Chancellor's Community Recognition Award

Fall 2006 Convocation

Rev. Al Tysick is the spiritual leader of the Open Door, an inner city ministry in Victoria serving an estimated 600 people whom Tysick refers to as his “family.” Beginning in 1987 as an outreach program operating from an old Sunday School Room at the former First Metropolitan United Church, the Open Door recently broke ground for a new facility to replace the aging Pandora Street ministry, thanks to grants totaling $10 million from the federal, provincial and municipal governments as well as generous donations from individuals and businesses in the community. Expected to open by September 2007, Tysick’s long-time dream will provide 45 transitional rooms, meal service for residents and the homeless, a drop-in centre, and transitional services.

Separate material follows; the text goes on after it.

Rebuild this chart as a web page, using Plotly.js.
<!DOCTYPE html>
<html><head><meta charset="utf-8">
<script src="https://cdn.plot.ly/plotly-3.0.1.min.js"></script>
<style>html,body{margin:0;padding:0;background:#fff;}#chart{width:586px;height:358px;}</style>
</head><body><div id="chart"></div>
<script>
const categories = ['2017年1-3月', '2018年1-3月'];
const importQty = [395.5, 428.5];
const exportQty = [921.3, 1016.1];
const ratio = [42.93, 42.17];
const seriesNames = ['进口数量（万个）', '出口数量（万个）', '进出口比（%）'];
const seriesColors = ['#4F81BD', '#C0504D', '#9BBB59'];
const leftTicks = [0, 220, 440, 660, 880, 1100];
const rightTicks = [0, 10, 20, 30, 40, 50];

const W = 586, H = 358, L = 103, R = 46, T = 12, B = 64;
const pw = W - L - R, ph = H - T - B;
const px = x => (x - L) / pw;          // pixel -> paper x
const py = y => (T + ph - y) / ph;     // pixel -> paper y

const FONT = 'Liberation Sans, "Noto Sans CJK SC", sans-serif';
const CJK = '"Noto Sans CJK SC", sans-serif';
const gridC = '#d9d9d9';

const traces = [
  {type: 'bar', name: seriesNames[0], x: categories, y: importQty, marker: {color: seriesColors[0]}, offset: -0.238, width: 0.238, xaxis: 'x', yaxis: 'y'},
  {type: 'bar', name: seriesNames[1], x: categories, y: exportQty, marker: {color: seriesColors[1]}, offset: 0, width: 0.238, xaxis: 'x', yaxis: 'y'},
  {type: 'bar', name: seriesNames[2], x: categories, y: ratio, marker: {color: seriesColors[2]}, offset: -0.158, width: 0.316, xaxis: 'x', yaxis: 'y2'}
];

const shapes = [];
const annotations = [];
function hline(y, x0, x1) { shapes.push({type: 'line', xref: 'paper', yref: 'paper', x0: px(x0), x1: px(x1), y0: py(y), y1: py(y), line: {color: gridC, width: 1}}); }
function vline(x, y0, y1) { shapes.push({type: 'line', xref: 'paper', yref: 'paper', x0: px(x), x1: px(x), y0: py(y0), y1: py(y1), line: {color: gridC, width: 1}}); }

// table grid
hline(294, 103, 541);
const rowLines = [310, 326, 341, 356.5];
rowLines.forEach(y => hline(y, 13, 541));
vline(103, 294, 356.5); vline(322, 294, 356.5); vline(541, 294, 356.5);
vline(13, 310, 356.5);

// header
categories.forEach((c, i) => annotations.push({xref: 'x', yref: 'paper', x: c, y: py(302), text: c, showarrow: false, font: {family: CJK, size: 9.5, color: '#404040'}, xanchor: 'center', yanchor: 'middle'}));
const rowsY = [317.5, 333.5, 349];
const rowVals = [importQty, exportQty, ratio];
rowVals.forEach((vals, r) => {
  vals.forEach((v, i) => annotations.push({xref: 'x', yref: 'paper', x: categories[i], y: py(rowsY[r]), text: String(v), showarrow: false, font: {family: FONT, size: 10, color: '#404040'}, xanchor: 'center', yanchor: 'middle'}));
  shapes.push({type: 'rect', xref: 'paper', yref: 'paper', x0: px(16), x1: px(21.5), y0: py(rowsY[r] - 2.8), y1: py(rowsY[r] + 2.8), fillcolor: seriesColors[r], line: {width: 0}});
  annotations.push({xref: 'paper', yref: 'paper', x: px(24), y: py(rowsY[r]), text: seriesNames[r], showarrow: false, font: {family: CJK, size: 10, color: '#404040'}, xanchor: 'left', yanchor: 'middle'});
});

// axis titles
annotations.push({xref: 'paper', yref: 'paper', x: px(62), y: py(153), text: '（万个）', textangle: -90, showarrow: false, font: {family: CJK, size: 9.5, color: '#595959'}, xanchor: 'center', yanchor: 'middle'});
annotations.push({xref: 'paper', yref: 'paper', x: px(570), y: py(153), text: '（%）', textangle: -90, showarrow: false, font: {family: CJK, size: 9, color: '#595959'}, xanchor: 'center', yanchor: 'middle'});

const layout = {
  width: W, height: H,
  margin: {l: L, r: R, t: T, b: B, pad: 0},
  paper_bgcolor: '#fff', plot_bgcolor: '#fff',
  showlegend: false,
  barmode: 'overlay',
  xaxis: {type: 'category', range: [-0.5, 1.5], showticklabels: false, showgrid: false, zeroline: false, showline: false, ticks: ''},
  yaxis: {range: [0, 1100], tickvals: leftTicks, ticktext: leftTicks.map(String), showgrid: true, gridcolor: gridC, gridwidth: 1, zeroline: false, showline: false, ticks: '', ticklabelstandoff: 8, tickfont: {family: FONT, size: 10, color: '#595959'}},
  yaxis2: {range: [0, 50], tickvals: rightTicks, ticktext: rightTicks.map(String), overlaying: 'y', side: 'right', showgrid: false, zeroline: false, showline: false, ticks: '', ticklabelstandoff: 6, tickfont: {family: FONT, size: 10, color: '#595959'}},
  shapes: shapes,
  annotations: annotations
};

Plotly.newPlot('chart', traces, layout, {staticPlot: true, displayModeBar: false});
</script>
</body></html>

Tysick was born into poverty himself, the only son of five children living in a low-income Ottawa neighborhood and raised on welfare by his mother. At age 13 he found his calling to the ministry while walking home on a snowy Christmas Eve when he witnessed a Salvation Army officer stepping over a drunk on the street without stopping. That drunk was Tysick’s father, a Second World War veteran who returned from overseas addicted to alcohol. Among his feelings of embarrassment, hate and fear, Tysick realized the church should be doing better.

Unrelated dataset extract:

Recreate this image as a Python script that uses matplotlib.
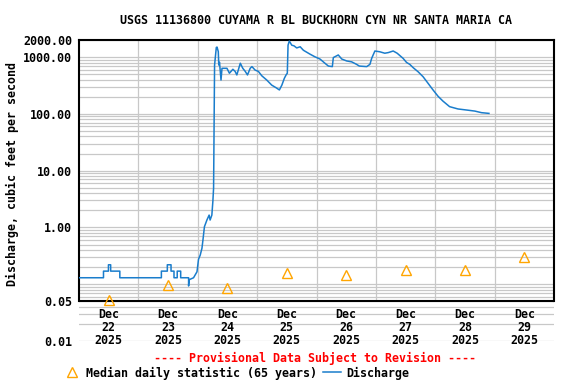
import numpy as np
import pandas as pd
import matplotlib
matplotlib.use("Agg")
import matplotlib.pyplot as plt
from matplotlib.ticker import FixedLocator, NullFormatter

plt.rcParams['font.family'] = ['DejaVu Sans Mono']
plt.rcParams['font.weight'] = 'bold'
fs = 8.4

title = "USGS 11136800 CUYAMA R BL BUCKHORN CYN NR SANTA MARIA CA"
start = pd.Timestamp("2025-12-22 00:00")
end = pd.Timestamp("2025-12-30 00:00")

# discharge, hours after Dec 22 00:00
hours = [0, 9.9, 9.9, 11.9, 11.9, 12.8, 12.8, 16.5, 16.5,
         33.3, 33.3, 35.7, 35.7, 37.2, 37.2, 38.4, 38.4, 39.7, 39.7, 41.1, 41.1,
         44.3, 44.3, 44.5, 46.3, 47.7, 48.3, 49.0, 49.7, 50.1, 50.7, 51.7, 52.6,
         53.0, 53.7, 54.1, 54.4, 54.8, 55.5, 55.8, 56.3, 56.5, 56.8, 57.4, 57.8,
         59.8, 60.8, 62.2, 63.1, 63.8, 65.2, 66.2, 67.2, 68.1, 69.2, 69.9, 71.2,
         72.5, 73.9, 75.9, 77.9, 79.7, 81.0, 82.0, 83.0, 83.7, 84.2, 84.5, 85.0,
         86.0, 86.9, 88.0, 89.4, 90.7, 93.4, 95.4, 97.4, 99.4, 100.8, 102.4,
         102.8, 104.8, 106.2, 108.2, 110.2, 112.2, 113.3, 116.3, 117.6, 118.3,
         119.6, 121.6, 123.6, 125.0, 127.0, 128.6, 131.0, 132.4, 133.7, 135.1,
         137.1, 139.1, 141.1, 143.1, 145.1, 147.1, 149.8, 153.2, 156.6, 160.0,
         162.7, 165.7]
discharge = [0.13, 0.13, 0.17, 0.17, 0.22, 0.22, 0.17, 0.17, 0.13,
             0.13, 0.17, 0.17, 0.22, 0.22, 0.17, 0.17, 0.13, 0.13, 0.17, 0.17, 0.13,
             0.13, 0.093, 0.12, 0.13, 0.166, 0.274, 0.326, 0.43, 0.60, 1.03, 1.35, 1.65,
             1.35, 1.65, 2.84, 4.9, 724, 1480, 1500, 1250, 724, 810, 394, 635,
             635, 520, 610, 560, 485, 780, 635, 560, 485, 635, 680, 590,
             560, 468, 394, 321, 288, 264, 321, 423, 485, 520, 1620, 1920,
             1620, 1580, 1450, 1520, 1320, 1125, 1010, 925, 780, 695, 680,
             980, 1090, 925, 855, 825, 745, 695, 680, 745, 950,
             1280, 1240, 1170, 1200, 1280, 1170, 950, 805, 745, 650,
             550, 450, 345, 264, 205, 168, 134, 122, 117, 112,
             105, 102]

# median daily statistic (65 years), Dec 22 .. Dec 29
median_days = ["22", "23", "24", "25", "26", "27", "28", "29"]
median_vals = [0.053, 0.095, 0.086, 0.159, 0.147, 0.18, 0.18, 0.30]

ytick_vals = [0.01, 0.05, 1, 10, 100, 1000, 2000]

times = start + pd.to_timedelta(hours, unit="h")
noons = [pd.Timestamp("2025-12-%s 12:00" % d) for d in median_days]
midnights = pd.date_range("2025-12-23", "2025-12-29", freq="D")

fig = plt.figure(figsize=(5.76, 3.84), dpi=100)
ax = fig.add_axes([79 / 576, 1 - 341 / 384, 475 / 576, 301 / 384])
ax.set_yscale("log")
ax.set_ylim(0.01, 2000)
ax.set_xlim(start, end)

grid_c = "#c8c8c8"
minor = [m * 10.0 ** e for e in range(-2, 3) for m in range(1, 10)] + [1000, 2000]
ax.yaxis.set_major_locator(FixedLocator(ytick_vals))
ax.yaxis.set_minor_locator(FixedLocator(minor))
ax.yaxis.set_minor_formatter(NullFormatter())
ax.set_yticklabels(["%.2f" % v for v in ytick_vals])
ax.tick_params(axis="y", which="both", length=0, pad=5, labelsize=fs)
ax.grid(True, axis="y", which="both", color=grid_c, lw=0.9, zorder=0)
ax.vlines(midnights, 0.05, 2000, color=grid_c, lw=0.9, zorder=0)
ax.set_xticks([])

for s in ["left", "right"]:
    ax.spines[s].set_bounds(0.05, 2000)
    ax.spines[s].set_linewidth(1.5)
ax.spines["top"].set_linewidth(1.5)
ax.spines["bottom"].set_visible(False)
ax.axhline(0.05, color="black", lw=1.5, zorder=3)

ax.plot(times, discharge, color="#1a7dcc", lw=1.1, zorder=4, label="Discharge")
ax.plot(noons, median_vals, ls="none", marker="^", ms=6.5, mfc="none", mec="#ffa500",
        mew=1.0, zorder=5, label="Median daily statistic (65 years)")

for t, d in zip(noons, median_days):
    ax.text(t, 0.0295, "Dec", ha="center", va="center", fontsize=fs)
    ax.text(t, 0.0176, d, ha="center", va="center", fontsize=fs)
    ax.text(t, 0.0103, "2025", ha="center", va="center", fontsize=fs)

fig.text(315.5 / 576, 1 - 20 / 384, title, ha="center", va="center", fontsize=fs)
fig.text(12 / 576, 1 - 174 / 384, "Discharge, cubic feet per second", rotation=90,
         ha="center", va="center", fontsize=fs)
fig.text(315.5 / 576, 1 - 358 / 384, "---- Provisional Data Subject to Revision ----",
         ha="center", va="center", fontsize=fs, color="red")

h, l = ax.get_legend_handles_labels()
fig.legend(h[::-1], l[::-1], loc="center", bbox_to_anchor=(236 / 576, 1 - 373 / 384),
           ncol=2, frameon=False, fontsize=fs, handlelength=1.55, handletextpad=0.45,
           columnspacing=0.5, borderpad=0, borderaxespad=0)

fig.savefig("out.png", dpi=100)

With his mother’s encouragement, Tysick earned a science degree and worked as an electrical engineer with the National Research Council before studying theology at McGill University. Tysick started his street ministry career near Ottawa, where he opened his first drop-in centre and helped build 38 houses.

Tysick usually arrives at the Open Door by 5 a.m., often seven days a week, and does outreach work every Friday. He often works 14-hour shifts. The former Victoria Citizen of the Year has become a voice for some of the city’s most vulnerable. In recognition of his boundless empathy and tireless commitment to Victoria’s poor and homeless, this summer Time Magazine included Tysick in its list of Canada’s Heroes.

Tysick lives in Sooke with his wife, Mary, and two of their three children. His eldest son also works full-time at the Open Door.